--- begin ---
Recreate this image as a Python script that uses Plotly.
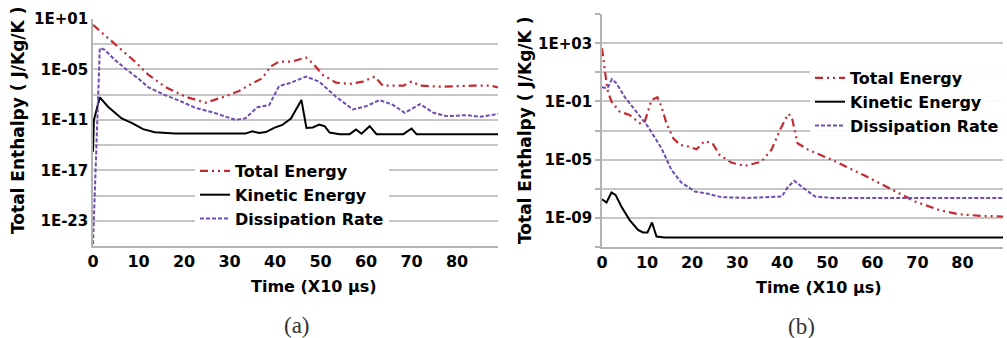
import numpy as np
import plotly.graph_objects as go

# ---------------- data (y as log10 of enthalpy) ----------------
# Panel (a)
a_total_t = [0, 3.3, 6.3, 9.2, 12.2, 15.8, 20.3, 24.7, 28.4, 32.1, 35.0, 37.2, 39.0, 40.9, 43.8,
             46.8, 48.3, 50.5, 53.4, 56.4, 59.3, 61.9, 63.7, 68.2, 70.0, 71.9, 76.3, 80.0, 83.6, 87.3, 89.0]
a_total_log = [0.3, -1.27, -2.67, -4.06, -5.65, -7.05, -8.24, -8.96, -8.32, -7.57, -6.65, -6.05, -4.66, -4.06, -4.06,
               -3.58, -4.26, -5.65, -6.57, -6.73, -6.45, -5.85, -6.93, -6.93, -6.45, -6.93, -7.05, -6.97, -6.93, -6.93, -7.13]

a_kin_t = [0, 0.2, 1.5, 3.3, 6.3, 8.5, 11.0, 13.6, 18.0, 24.7, 33.5, 35.0, 36.5, 38.0, 39.8, 41.6, 43.5, 45.8,
           46.9, 48.3, 49.7, 50.9, 52.0, 54.2, 56.4, 57.8, 59.0, 60.8, 62.3, 68.2, 70.0, 71.1, 89.0]
a_kin_log = [-14.8, -11.0, -8.32, -9.44, -10.83, -11.35, -12.1, -12.47, -12.63, -12.63, -12.63, -12.35, -12.55, -12.45,
             -11.95, -11.6, -10.83, -8.64, -11.95, -11.9, -11.55, -11.75, -12.5, -12.7, -12.7, -12.15, -12.65, -11.75,
             -12.7, -12.7, -12.03, -12.7, -12.7]

a_diss_t = [0, 1.5, 2.6, 4.8, 7.0, 9.9, 12.2, 15.8, 19.5, 22.5, 26.9, 31.3, 33.5, 36.1, 38.7, 40.9, 43.1, 46.8,
            49.7, 53.4, 57.1, 60.1, 63.0, 66.0, 68.5, 71.9, 74.8, 77.7, 82.2, 85.1, 89.0]
a_diss_log = [-25.8, -2.45, -2.67, -3.86, -4.86, -6.05, -7.13, -8.04, -8.84, -9.56, -10.2, -11.0, -10.8, -9.5, -9.24,
              -6.97, -6.65, -5.85, -6.45, -8.24, -9.76, -9.36, -8.64, -9.24, -10.16, -9.12, -10.16, -10.55, -10.43,
              -10.63, -10.3]

# Panel (b)
b_total_t = [0, 0.6, 1.2, 2.1, 3.9, 6.1, 8.4, 9.5, 11.0, 12.3, 13.2, 14.3, 15.8, 17.3, 19.1, 21.0, 22.8, 24.6,
             26.1, 28.7, 31.7, 35.4, 37.6, 39.7, 41.3, 42.1, 43.4, 45.8, 51.0, 58.4, 64.3, 69.5, 74.7, 79.1, 84.3, 89.0]
b_total_log = [2.66, 1.28, -0.2, -1.0, -1.7, -1.93, -2.5, -2.39, -0.89, -0.71, -1.35, -2.5, -3.53, -3.99, -4.1,
               -4.29, -3.72, -3.92, -4.68, -5.21, -5.44, -5.14, -4.33, -2.84, -1.86, -2.04, -3.88, -4.33, -5.02,
               -6.12, -7.09, -7.89, -8.46, -8.76, -8.88, -8.92]

b_kin_t = [0, 1.0, 2.1, 3.0, 4.3, 6.1, 8.0, 9.1, 10.1, 11.1, 12.1, 13.9, 89.0]
b_kin_log = [-7.73, -7.96, -7.27, -7.43, -8.23, -9.15, -9.84, -10.02, -10.02, -9.33, -10.3, -10.37, -10.37]

b_diss_t = [0, 1.2, 2.2, 3.2, 5.0, 7.3, 10.2, 13.2, 15.4, 17.6, 20.6, 23.6, 26.5, 32.4, 39.9, 41.3, 42.7, 44.3,
            47.3, 51.0, 89.0]
b_diss_log = [-0.02, -0.09, 0.53, 0.25, -0.67, -1.58, -2.73, -4.22, -5.71, -6.58, -7.2, -7.36, -7.59, -7.64, -7.55,
              -6.86, -6.47, -6.86, -7.55, -7.64, -7.64]

series_names = ["Total Energy", "Kinetic Energy", "Dissipation Rate"]
x_ticks = [0, 10, 20, 30, 40, 50, 60, 70, 80]

a_yticks_exp = [1, -2, -5, -8, -11, -14, -17, -20, -23, -26]
a_yticks_txt = ["1E+01", "", "1E-05", "", "1E-11", "", "1E-17", "", "1E-23", ""]
b_yticks_exp = [5, 3, 1, -1, -3, -5, -7, -9, -11]
b_yticks_txt = ["", "1E+03", "", "1E-01", "", "1E-05", "", "1E-09", ""]

# ---------------- styling ----------------
W, H = 1007, 338
RED = "#c42a31"
PURPLE = "#6e4db3"
BLACK = "#000000"
GRID = "#c6c6c6"
AXIS = "#b3b3b3"
FONT = "DejaVu Sans"

styles = [
    dict(color=RED, width=2.2, dash="8px,4px,2px,4px,2px,4px"),
    dict(color=BLACK, width=2.0),
    dict(color=PURPLE, width=2.0, dash="4px,2px"),
]

fig = go.Figure()

def add_panel(data, xa, ya, legend):
    for (t, lg), name, st in zip(data, series_names, styles):
        fig.add_trace(go.Scatter(
            x=t, y=np.power(10.0, lg), mode="lines", name=name, line=st,
            xaxis=xa, yaxis=ya, legend=legend, legendgroup=legend + name,
        ))

add_panel([(a_total_t, a_total_log), (a_kin_t, a_kin_log), (a_diss_t, a_diss_log)], "x", "y", "legend")
add_panel([(b_total_t, b_total_log), (b_kin_t, b_kin_log), (b_diss_t, b_diss_log)], "x2", "y2", "legend2")

def px_x(p):
    return p / W

def px_y(p):
    return 1 - p / H

tickfont = dict(family=FONT, size=16, color="black", weight="bold")
ytickfont = dict(family=FONT, size=15, color="black", weight="bold")

xcommon = dict(range=[0, 89], tickmode="array", tickvals=x_ticks, showgrid=False,
               showline=True, linecolor=AXIS, linewidth=1.5, ticks="", tickfont=tickfont,
               zeroline=False, automargin=False)

fig.update_layout(
    width=W, height=H, autosize=False,
    margin=dict(l=0, r=0, t=0, b=0),
    paper_bgcolor="white", plot_bgcolor="white",
    xaxis=dict(domain=[px_x(93), px_x(498)], anchor="y", **xcommon),
    xaxis2=dict(domain=[px_x(602), px_x(1003)], anchor="y2", **xcommon),
    yaxis=dict(domain=[px_y(246), px_y(19)], anchor="x", type="log", range=[-26, 1],
               tickmode="array", tickvals=[10.0 ** e for e in a_yticks_exp], ticktext=a_yticks_txt,
               showgrid=True, gridcolor=GRID, gridwidth=1.5, showline=True, linecolor=AXIS,
               linewidth=1.5, ticks="", tickfont=ytickfont, zeroline=False, automargin=False),
    yaxis2=dict(domain=[px_y(246.7), px_y(14.3)], anchor="x2", type="log", range=[-11, 5],
                tickmode="array", tickvals=[10.0 ** e for e in b_yticks_exp], ticktext=b_yticks_txt,
                showgrid=True, gridcolor=GRID, gridwidth=1.5, showline=True, linecolor=AXIS,
                linewidth=1.5, ticks="outside", ticklen=5, tickcolor=AXIS, tickwidth=1.5,
                tickfont=ytickfont, zeroline=False, automargin=False),
    legend=dict(x=px_x(195), y=px_y(154), xanchor="left", yanchor="top", bgcolor="white",
                font=dict(family=FONT, size=16, color="black", weight="bold"),
                tracegroupgap=0, borderwidth=0),
    legend2=dict(x=px_x(810), y=px_y(61), xanchor="left", yanchor="top", bgcolor="rgba(255,255,255,0.9)",
                 font=dict(family=FONT, size=16, color="black", weight="bold"),
                 tracegroupgap=0, borderwidth=0),
    showlegend=True,
)

annos = [
    dict(text="Total Enthalpy ( J/Kg/K )", x=px_x(18), y=px_y(121), textangle=-90,
         font=dict(family=FONT, size=17, color="black", weight="bold")),
    dict(text="Total Enthalpy ( J/Kg/K )", x=px_x(525), y=px_y(131), textangle=-90,
         font=dict(family=FONT, size=17, color="black", weight="bold")),
    dict(text="Time (X10 μs)", x=px_x(314), y=px_y(286),
         font=dict(family=FONT, size=16, color="black", weight="bold")),
    dict(text="Time (X10 μs)", x=px_x(819), y=px_y(287),
         font=dict(family=FONT, size=16, color="black", weight="bold")),
    dict(text="(a)", x=px_x(297), y=px_y(325),
         font=dict(family="Liberation Serif", size=23, color="#333333")),
    dict(text="(b)", x=px_x(801), y=px_y(326),
         font=dict(family="Liberation Serif", size=23, color="#333333")),
]
for a in annos:
    fig.add_annotation(xref="paper", yref="paper", showarrow=False, xanchor="center", yanchor="middle", **a)

fig.write_html("out.html")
--- end ---
WHAT TO DO: Go from the first line of the listing to the line holding "-6.93, -6.93, -7.13]" and, please, transcribe those lines exactly, both included, with no pictures.

COMPLETE OUTPUT:
Recreate this image as a Python script that uses Plotly.
import numpy as np
import plotly.graph_objects as go

# ---------------- data (y as log10 of enthalpy) ----------------
# Panel (a)
a_total_t = [0, 3.3, 6.3, 9.2, 12.2, 15.8, 20.3, 24.7, 28.4, 32.1, 35.0, 37.2, 39.0, 40.9, 43.8,
             46.8, 48.3, 50.5, 53.4, 56.4, 59.3, 61.9, 63.7, 68.2, 70.0, 71.9, 76.3, 80.0, 83.6, 87.3, 89.0]
a_total_log = [0.3, -1.27, -2.67, -4.06, -5.65, -7.05, -8.24, -8.96, -8.32, -7.57, -6.65, -6.05, -4.66, -4.06, -4.06,
               -3.58, -4.26, -5.65, -6.57, -6.73, -6.45, -5.85, -6.93, -6.93, -6.45, -6.93, -7.05, -6.97, -6.93, -6.93, -7.13]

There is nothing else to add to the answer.